======== Given data ========
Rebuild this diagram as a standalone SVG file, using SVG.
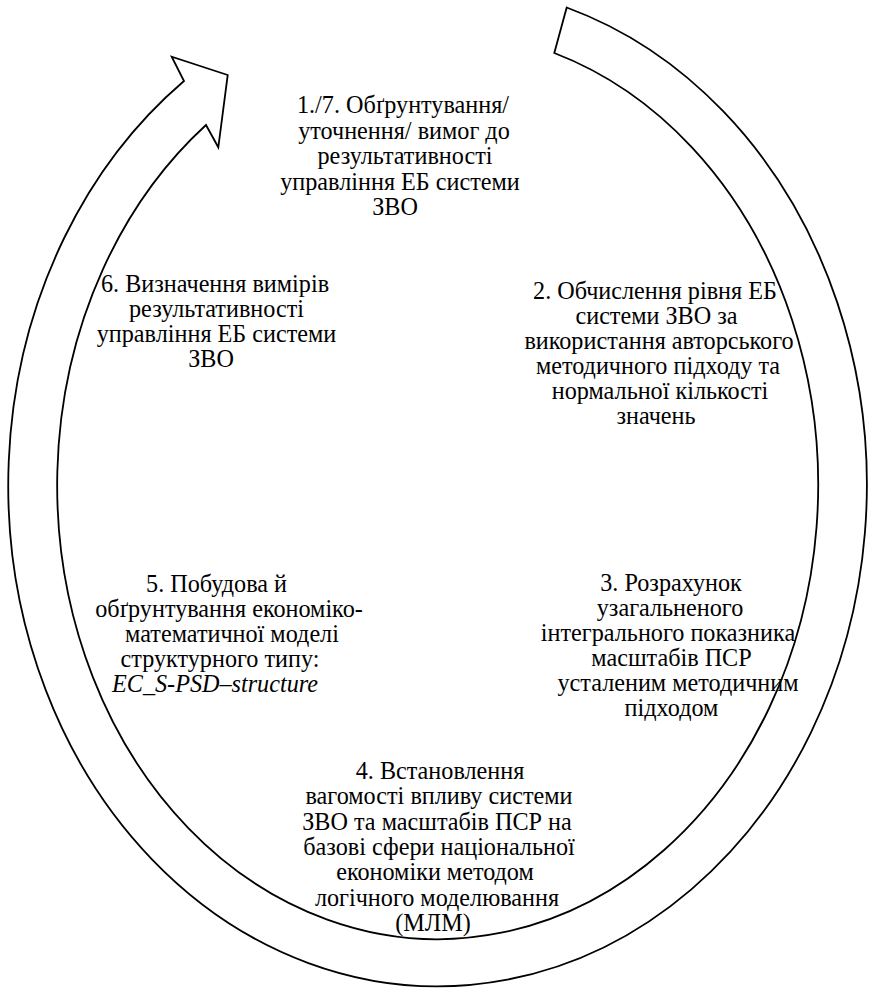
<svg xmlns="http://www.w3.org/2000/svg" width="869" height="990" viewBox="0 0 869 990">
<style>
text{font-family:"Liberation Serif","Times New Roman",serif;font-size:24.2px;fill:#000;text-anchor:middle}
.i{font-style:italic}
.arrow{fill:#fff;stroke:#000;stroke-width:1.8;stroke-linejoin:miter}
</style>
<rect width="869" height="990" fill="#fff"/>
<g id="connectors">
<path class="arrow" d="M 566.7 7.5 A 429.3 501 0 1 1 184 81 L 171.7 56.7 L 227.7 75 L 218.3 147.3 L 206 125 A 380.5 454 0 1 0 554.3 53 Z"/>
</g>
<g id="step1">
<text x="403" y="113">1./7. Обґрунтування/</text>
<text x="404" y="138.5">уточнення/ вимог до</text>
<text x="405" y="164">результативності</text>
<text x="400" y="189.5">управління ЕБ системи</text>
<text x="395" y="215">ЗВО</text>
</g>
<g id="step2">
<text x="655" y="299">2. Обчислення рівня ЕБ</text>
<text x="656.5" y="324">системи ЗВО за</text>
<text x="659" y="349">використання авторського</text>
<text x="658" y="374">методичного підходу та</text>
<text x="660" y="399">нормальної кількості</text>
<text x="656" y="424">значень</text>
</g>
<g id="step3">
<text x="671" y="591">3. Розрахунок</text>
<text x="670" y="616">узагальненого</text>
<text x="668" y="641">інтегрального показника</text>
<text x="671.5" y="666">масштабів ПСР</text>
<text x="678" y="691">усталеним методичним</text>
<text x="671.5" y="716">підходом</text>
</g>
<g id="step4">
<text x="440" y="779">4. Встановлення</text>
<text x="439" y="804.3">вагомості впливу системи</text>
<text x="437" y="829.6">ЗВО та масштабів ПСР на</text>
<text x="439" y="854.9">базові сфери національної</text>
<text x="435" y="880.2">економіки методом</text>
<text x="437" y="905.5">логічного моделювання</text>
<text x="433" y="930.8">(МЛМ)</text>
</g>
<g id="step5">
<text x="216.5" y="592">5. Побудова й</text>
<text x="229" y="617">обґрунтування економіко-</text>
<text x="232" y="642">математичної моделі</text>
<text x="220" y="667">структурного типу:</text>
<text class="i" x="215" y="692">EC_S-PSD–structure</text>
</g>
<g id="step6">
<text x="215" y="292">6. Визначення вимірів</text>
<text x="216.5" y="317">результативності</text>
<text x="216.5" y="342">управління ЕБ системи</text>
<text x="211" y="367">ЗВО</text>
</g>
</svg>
========
Your task. Leave the pictures out, and print every line of the listing exactly as written.

Solution.
Rebuild this diagram as a standalone SVG file, using SVG.
<svg xmlns="http://www.w3.org/2000/svg" width="869" height="990" viewBox="0 0 869 990">
<style>
text{font-family:"Liberation Serif","Times New Roman",serif;font-size:24.2px;fill:#000;text-anchor:middle}
.i{font-style:italic}
.arrow{fill:#fff;stroke:#000;stroke-width:1.8;stroke-linejoin:miter}
</style>
<rect width="869" height="990" fill="#fff"/>
<g id="connectors">
<path class="arrow" d="M 566.7 7.5 A 429.3 501 0 1 1 184 81 L 171.7 56.7 L 227.7 75 L 218.3 147.3 L 206 125 A 380.5 454 0 1 0 554.3 53 Z"/>
</g>
<g id="step1">
<text x="403" y="113">1./7. Обґрунтування/</text>
<text x="404" y="138.5">уточнення/ вимог до</text>
<text x="405" y="164">результативності</text>
<text x="400" y="189.5">управління ЕБ системи</text>
<text x="395" y="215">ЗВО</text>
</g>
<g id="step2">
<text x="655" y="299">2. Обчислення рівня ЕБ</text>
<text x="656.5" y="324">системи ЗВО за</text>
<text x="659" y="349">використання авторського</text>
<text x="658" y="374">методичного підходу та</text>
<text x="660" y="399">нормальної кількості</text>
<text x="656" y="424">значень</text>
</g>
<g id="step3">
<text x="671" y="591">3. Розрахунок</text>
<text x="670" y="616">узагальненого</text>
<text x="668" y="641">інтегрального показника</text>
<text x="671.5" y="666">масштабів ПСР</text>
<text x="678" y="691">усталеним методичним</text>
<text x="671.5" y="716">підходом</text>
</g>
<g id="step4">
<text x="440" y="779">4. Встановлення</text>
<text x="439" y="804.3">вагомості впливу системи</text>
<text x="437" y="829.6">ЗВО та масштабів ПСР на</text>
<text x="439" y="854.9">базові сфери національної</text>
<text x="435" y="880.2">економіки методом</text>
<text x="437" y="905.5">логічного моделювання</text>
<text x="433" y="930.8">(МЛМ)</text>
</g>
<g id="step5">
<text x="216.5" y="592">5. Побудова й</text>
<text x="229" y="617">обґрунтування економіко-</text>
<text x="232" y="642">математичної моделі</text>
<text x="220" y="667">структурного типу:</text>
<text class="i" x="215" y="692">EC_S-PSD–structure</text>
</g>
<g id="step6">
<text x="215" y="292">6. Визначення вимірів</text>
<text x="216.5" y="317">результативності</text>
<text x="216.5" y="342">управління ЕБ системи</text>
<text x="211" y="367">ЗВО</text>
</g>
</svg>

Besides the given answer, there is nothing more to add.